Digital Citizenship

Teaching Digital Citizenship is one of the most important things I think we can do for students.  Few students (or their parents) really understand the nature of their own “digital footprint” and how much can be found out about themselves online.  All of the information about you, available in digital form, can often be searched and aggregated by sites ranging from Google to Spokeo.  This information is increasingly being used by employers and colleges to make decisions, so helping students and parents to understand the importance of maintaining an appropriate digital footprint from early on is vital.

Mary Beth Hertz, a Philadelphia elementary computer teacher, wrote a great post on Edutopia about teaching Digital Citizenship in the Elementary Classroom.    She recommends that the good manners and social skills we tty to instill in kids from an early age should be extended into the virtual world as well, and perhaps at the same time.  Children as young as six are joining social networks like Club Penguin, and will need an understanding from early on that social norms, good behavior and  manners in person and manners online are equally important.

For teachers looking for a solution that can allow you to “practice” these interactions, Mary Beth uses “Schoology” (free) which looks a lot like Facebook, to create a virtual classroom.  While I’m sure this does not integrate well with Pinnacle or any of the other things we’re currently using, it’s interesting to see how these walled garden social networks are popping up for use in education.

 

Kids are growing up in a very different world than we did, and they are adapting immediately.
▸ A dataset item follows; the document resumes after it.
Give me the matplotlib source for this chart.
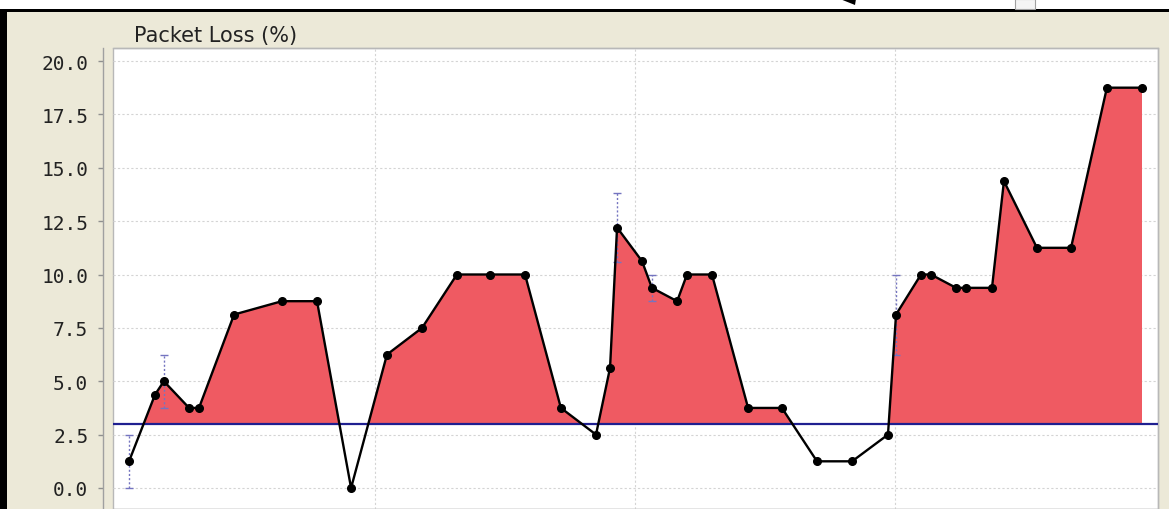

We need to make sure they are ready to face the challenges before them, including teaching digital citizenship as early as we can.

If you need proof, watch this video of the baby and the magazine below. Much like my 13 year old son, who, on seeing his first live musical at age 3, wanted to know if we could “play it again” like it was a movie in the DVD player, or rewinding a VHS tape, children being born today will have an expectation to be able to interact with almost everything in their environment.

To a baby, a Magazine is an iPad that’s broken. Watch how she checks to make sure her finger works fine, and then gets frustrated when the magazine does not respond. These are your students in a few short years. Get ready.